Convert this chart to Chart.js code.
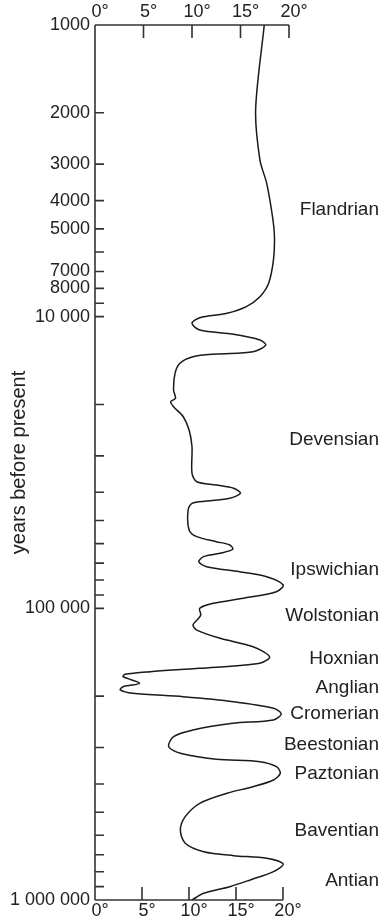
<!DOCTYPE html>
<html>
<head>
<meta charset="utf-8">
<script src="https://cdn.jsdelivr.net/npm/chart.js@4.4.1/dist/chart.umd.min.js"></script>
<style>
  html, body { margin: 0; padding: 0; background: #fff; }
</style>
</head>
<body>
<canvas id="grafico" width="383" height="924"></canvas>
<script>
// years before present (log axis) and temperature
const anos = [
  1000, 1950, 2900, 3490, 4540, 5320, 6390, 7680, 8540, 9240,
  9740, 10080, 10540, 11110, 11490, 12020, 12510, 13190, 13430, 13720,
  14450, 15640, 17840, 19050, 19560, 20350, 22030, 24470, 27910, 34440,
  36800, 37770, 38760, 40330, 41950, 42850, 43640, 46000, 53860, 56800,
  59080, 60640, 62740, 64750, 66510, 69200, 71980, 74880, 77900, 83180,
  87700, 92380, 96090, 99970, 105400, 109000, 114000, 118700, 126700, 135400,
  146500, 154300, 160500, 164900, 168300, 171500, 180700, 185600, 190500, 195600,
  200900, 208900, 220100, 230200, 241400, 247700, 261200, 275400, 298100, 314000,
  329200, 335500, 349000, 367700, 387700, 408800, 430700, 466100, 518000, 575300,
  639000, 683000, 704700, 719300, 752400, 799400, 853500, 900100, 948400, 1000000
];
const temperaturas = [
  17.45, 16.56, 17.0, 17.7, 18.3, 18.5, 18.4, 17.9, 17.0, 15.6,
  13.6, 10.8, 10.0, 10.8, 14.3, 17.0, 17.6, 16.3, 12.5, 10.1,
  8.76, 8.25, 8.1, 8.3, 7.8, 8.1, 9.1, 9.7, 10.0, 10.0,
  10.5, 12.5, 14.3, 15.0, 13.9, 11.5, 10.0, 9.6, 9.7, 10.5,
  12.5, 13.9, 14.2, 12.9, 11.2, 10.7, 11.5, 14.9, 17.7, 19.4,
  18.7, 15.3, 12.2, 10.8, 10.9, 10.6, 10.1, 10.5, 12.9, 16.3,
  18.0, 17.0, 10.8, 5.7, 3.1, 2.9, 4.6, 2.9, 2.6, 3.9,
  9.1, 14.3, 18.4, 19.2, 18.4, 14.2, 10.1, 8.1, 7.6, 8.8,
  12.5, 17.0, 18.7, 19.1, 18.4, 16.3, 13.6, 10.8, 9.3, 8.8,
  9.3, 11.2, 14.3, 17.7, 19.4, 18.4, 16.0, 13.9, 11.2, 10.0
];

const estagios = ['Flandrian', 'Devensian', 'Ipswichian', 'Wolstonian', 'Hoxnian', 'Anglian',
  'Cromerian', 'Beestonian', 'Paztonian', 'Baventian', 'Antian'];
const anosEstagios = [4300, 26500, 73500, 106200, 148400, 186500, 230200, 294100, 369800, 578500, 858500];

const ticksAnos = [
  1000, 2000, 3000, 4000, 5000, 6000, 7000, 8000, 9000,
  10000, 20000, 30000, 40000, 50000, 60000, 70000, 80000, 90000,
  100000, 200000, 300000, 400000, 500000, 600000, 700000, 800000, 900000, 1000000
];
const rotulosAnos = {
  1000: '1000', 2000: '2000', 3000: '3000', 4000: '4000', 5000: '5000',
  7000: '7000', 8000: '8000', 10000: '10 000', 100000: '100 000', 1000000: '1 000 000'
};
const ticksGraus = [0, 5, 10, 15, 20];

Chart.defaults.font.family = '"Liberation Sans", Arial, sans-serif';
Chart.defaults.color = '#222';

const corEixo = '#333';

const eixosPlugin = {
  id: 'eixos',
  afterDraw(chart) {
    const ctx = chart.ctx;
    const area = chart.chartArea;
    const y = chart.scales.y;
    const xt = chart.scales.xt;
    const xb = chart.scales.xb;
    ctx.save();
    ctx.strokeStyle = corEixo;
    ctx.lineWidth = 1.6;
    ctx.beginPath();
    ctx.moveTo(area.left, area.top);
    ctx.lineTo(area.left, area.bottom);
    ctx.moveTo(area.left, area.top);
    ctx.lineTo(xt.getPixelForValue(20), area.top);
    ctx.moveTo(area.left, area.bottom);
    ctx.lineTo(xb.getPixelForValue(20), area.bottom);
    ticksAnos.forEach(v => {
      const py = y.getPixelForValue(v);
      ctx.moveTo(area.left, py);
      ctx.lineTo(area.left + 9, py);
    });
    ticksGraus.forEach(v => {
      const px = xt.getPixelForValue(v);
      ctx.moveTo(px, area.top);
      ctx.lineTo(px, area.top + 13);
    });
    ticksGraus.forEach(v => {
      const px = xb.getPixelForValue(v);
      ctx.moveTo(px, area.bottom);
      ctx.lineTo(px, area.bottom - 13);
    });
    ctx.stroke();

    ctx.fillStyle = '#222';
    ctx.font = '19px "Liberation Sans", Arial, sans-serif';
    ctx.textAlign = 'right';
    ctx.textBaseline = 'middle';
    estagios.forEach((nome, i) => {
      ctx.fillText(nome, chart.width - 4, y.getPixelForValue(anosEstagios[i]));
    });
    ctx.restore();
  }
};

const fonteTicks = { size: 18 };

new Chart(document.getElementById('grafico').getContext('2d'), {
  type: 'scatter',
  data: {
    datasets: [{
      data: anos.map((a, i) => ({ x: temperaturas[i], y: a })),
      xAxisID: 'xt',
      yAxisID: 'y',
      showLine: true,
      borderColor: '#1a1a1a',
      borderWidth: 1.5,
      pointRadius: 0,
      tension: 0.3,
      fill: false
    }]
  },
  options: {
    responsive: false,
    animation: false,
    devicePixelRatio: 1,
    layout: { padding: { left: 0, right: 94, top: 0, bottom: 0 } },
    plugins: { legend: { display: false }, tooltip: { enabled: false } },
    scales: {
      y: {
        type: 'logarithmic',
        position: 'left',
        reverse: true,
        min: 1000,
        max: 1000000,
        grid: { display: false, drawTicks: false },
        border: { display: false },
        afterBuildTicks: s => { s.ticks = ticksAnos.map(v => ({ value: v })); },
        afterFit: s => { s.width = 95; },
        ticks: {
          autoSkip: false,
          padding: 5,
          font: fonteTicks,
          callback: v => rotulosAnos[v] || ''
        },
        title: {
          display: true,
          text: 'years before present',
          font: { size: 20 },
          padding: { top: 7, bottom: 0 }
        }
      },
      xt: {
        type: 'linear',
        position: 'top',
        min: 0,
        max: 20,
        grid: { display: false, drawTicks: false },
        border: { display: false },
        afterBuildTicks: s => { s.ticks = ticksGraus.map(v => ({ value: v })); },
        afterFit: s => { s.height = 25; },
        ticks: { maxRotation: 0, padding: 2, labelOffset: 5, font: fonteTicks, callback: v => v + '°' }
      },
      xb: {
        type: 'linear',
        position: 'bottom',
        min: 0,
        max: 20.64,
        grid: { display: false, drawTicks: false },
        border: { display: false },
        afterBuildTicks: s => { s.ticks = ticksGraus.map(v => ({ value: v })); },
        afterFit: s => { s.height = 24; },
        ticks: { maxRotation: 0, padding: 0, labelOffset: 5, font: fonteTicks, callback: v => v + '°' }
      }
    }
  },
  plugins: [eixosPlugin]
});
</script>
</body>
</html>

___

DIRECTIONS »
The data above should be repeated exactly, minus any pictures.

SOLUTION FOR THIS EXERCISE »
Convert this chart to Chart.js code.
<!DOCTYPE html>
<html>
<head>
<meta charset="utf-8">
<script src="https://cdn.jsdelivr.net/npm/chart.js@4.4.1/dist/chart.umd.min.js"></script>
<style>
  html, body { margin: 0; padding: 0; background: #fff; }
</style>
</head>
<body>
<canvas id="grafico" width="383" height="924"></canvas>
<script>
// years before present (log axis) and temperature
const anos = [
  1000, 1950, 2900, 3490, 4540, 5320, 6390, 7680, 8540, 9240,
  9740, 10080, 10540, 11110, 11490, 12020, 12510, 13190, 13430, 13720,
  14450, 15640, 17840, 19050, 19560, 20350, 22030, 24470, 27910, 34440,
  36800, 37770, 38760, 40330, 41950, 42850, 43640, 46000, 53860, 56800,
  59080, 60640, 62740, 64750, 66510, 69200, 71980, 74880, 77900, 83180,
  87700, 92380, 96090, 99970, 105400, 109000, 114000, 118700, 126700, 135400,
  146500, 154300, 160500, 164900, 168300, 171500, 180700, 185600, 190500, 195600,
  200900, 208900, 220100, 230200, 241400, 247700, 261200, 275400, 298100, 314000,
  329200, 335500, 349000, 367700, 387700, 408800, 430700, 466100, 518000, 575300,
  639000, 683000, 704700, 719300, 752400, 799400, 853500, 900100, 948400, 1000000
];
const temperaturas = [
  17.45, 16.56, 17.0, 17.7, 18.3, 18.5, 18.4, 17.9, 17.0, 15.6,
  13.6, 10.8, 10.0, 10.8, 14.3, 17.0, 17.6, 16.3, 12.5, 10.1,
  8.76, 8.25, 8.1, 8.3, 7.8, 8.1, 9.1, 9.7, 10.0, 10.0,
  10.5, 12.5, 14.3, 15.0, 13.9, 11.5, 10.0, 9.6, 9.7, 10.5,
  12.5, 13.9, 14.2, 12.9, 11.2, 10.7, 11.5, 14.9, 17.7, 19.4,
  18.7, 15.3, 12.2, 10.8, 10.9, 10.6, 10.1, 10.5, 12.9, 16.3,
  18.0, 17.0, 10.8, 5.7, 3.1, 2.9, 4.6, 2.9, 2.6, 3.9,
  9.1, 14.3, 18.4, 19.2, 18.4, 14.2, 10.1, 8.1, 7.6, 8.8,
  12.5, 17.0, 18.7, 19.1, 18.4, 16.3, 13.6, 10.8, 9.3, 8.8,
  9.3, 11.2, 14.3, 17.7, 19.4, 18.4, 16.0, 13.9, 11.2, 10.0
];

const estagios = ['Flandrian', 'Devensian', 'Ipswichian', 'Wolstonian', 'Hoxnian', 'Anglian',
  'Cromerian', 'Beestonian', 'Paztonian', 'Baventian', 'Antian'];
const anosEstagios = [4300, 26500, 73500, 106200, 148400, 186500, 230200, 294100, 369800, 578500, 858500];

const ticksAnos = [
  1000, 2000, 3000, 4000, 5000, 6000, 7000, 8000, 9000,
  10000, 20000, 30000, 40000, 50000, 60000, 70000, 80000, 90000,
  100000, 200000, 300000, 400000, 500000, 600000, 700000, 800000, 900000, 1000000
];
const rotulosAnos = {
  1000: '1000', 2000: '2000', 3000: '3000', 4000: '4000', 5000: '5000',
  7000: '7000', 8000: '8000', 10000: '10 000', 100000: '100 000', 1000000: '1 000 000'
};
const ticksGraus = [0, 5, 10, 15, 20];

Chart.defaults.font.family = '"Liberation Sans", Arial, sans-serif';
Chart.defaults.color = '#222';

const corEixo = '#333';

const eixosPlugin = {
  id: 'eixos',
  afterDraw(chart) {
    const ctx = chart.ctx;
    const area = chart.chartArea;
    const y = chart.scales.y;
    const xt = chart.scales.xt;
    const xb = chart.scales.xb;
    ctx.save();
    ctx.strokeStyle = corEixo;
    ctx.lineWidth = 1.6;
    ctx.beginPath();
    ctx.moveTo(area.left, area.top);
    ctx.lineTo(area.left, area.bottom);
    ctx.moveTo(area.left, area.top);
    ctx.lineTo(xt.getPixelForValue(20), area.top);
    ctx.moveTo(area.left, area.bottom);
    ctx.lineTo(xb.getPixelForValue(20), area.bottom);
    ticksAnos.forEach(v => {
      const py = y.getPixelForValue(v);
      ctx.moveTo(area.left, py);
      ctx.lineTo(area.left + 9, py);
    });
    ticksGraus.forEach(v => {
      const px = xt.getPixelForValue(v);
      ctx.moveTo(px, area.top);
      ctx.lineTo(px, area.top + 13);
    });
    ticksGraus.forEach(v => {
      const px = xb.getPixelForValue(v);
      ctx.moveTo(px, area.bottom);
      ctx.lineTo(px, area.bottom - 13);
    });
    ctx.stroke();

    ctx.fillStyle = '#222';
    ctx.font = '19px "Liberation Sans", Arial, sans-serif';
    ctx.textAlign = 'right';
    ctx.textBaseline = 'middle';
    estagios.forEach((nome, i) => {
      ctx.fillText(nome, chart.width - 4, y.getPixelForValue(anosEstagios[i]));
    });
    ctx.restore();
  }
};

const fonteTicks = { size: 18 };

new Chart(document.getElementById('grafico').getContext('2d'), {
  type: 'scatter',
  data: {
    datasets: [{
      data: anos.map((a, i) => ({ x: temperaturas[i], y: a })),
      xAxisID: 'xt',
      yAxisID: 'y',
      showLine: true,
      borderColor: '#1a1a1a',
      borderWidth: 1.5,
      pointRadius: 0,
      tension: 0.3,
      fill: false
    }]
  },
  options: {
    responsive: false,
    animation: false,
    devicePixelRatio: 1,
    layout: { padding: { left: 0, right: 94, top: 0, bottom: 0 } },
    plugins: { legend: { display: false }, tooltip: { enabled: false } },
    scales: {
      y: {
        type: 'logarithmic',
        position: 'left',
        reverse: true,
        min: 1000,
        max: 1000000,
        grid: { display: false, drawTicks: false },
        border: { display: false },
        afterBuildTicks: s => { s.ticks = ticksAnos.map(v => ({ value: v })); },
        afterFit: s => { s.width = 95; },
        ticks: {
          autoSkip: false,
          padding: 5,
          font: fonteTicks,
          callback: v => rotulosAnos[v] || ''
        },
        title: {
          display: true,
          text: 'years before present',
          font: { size: 20 },
          padding: { top: 7, bottom: 0 }
        }
      },
      xt: {
        type: 'linear',
        position: 'top',
        min: 0,
        max: 20,
        grid: { display: false, drawTicks: false },
        border: { display: false },
        afterBuildTicks: s => { s.ticks = ticksGraus.map(v => ({ value: v })); },
        afterFit: s => { s.height = 25; },
        ticks: { maxRotation: 0, padding: 2, labelOffset: 5, font: fonteTicks, callback: v => v + '°' }
      },
      xb: {
        type: 'linear',
        position: 'bottom',
        min: 0,
        max: 20.64,
        grid: { display: false, drawTicks: false },
        border: { display: false },
        afterBuildTicks: s => { s.ticks = ticksGraus.map(v => ({ value: v })); },
        afterFit: s => { s.height = 24; },
        ticks: { maxRotation: 0, padding: 0, labelOffset: 5, font: fonteTicks, callback: v => v + '°' }
      }
    }
  },
  plugins: [eixosPlugin]
});
</script>
</body>
</html>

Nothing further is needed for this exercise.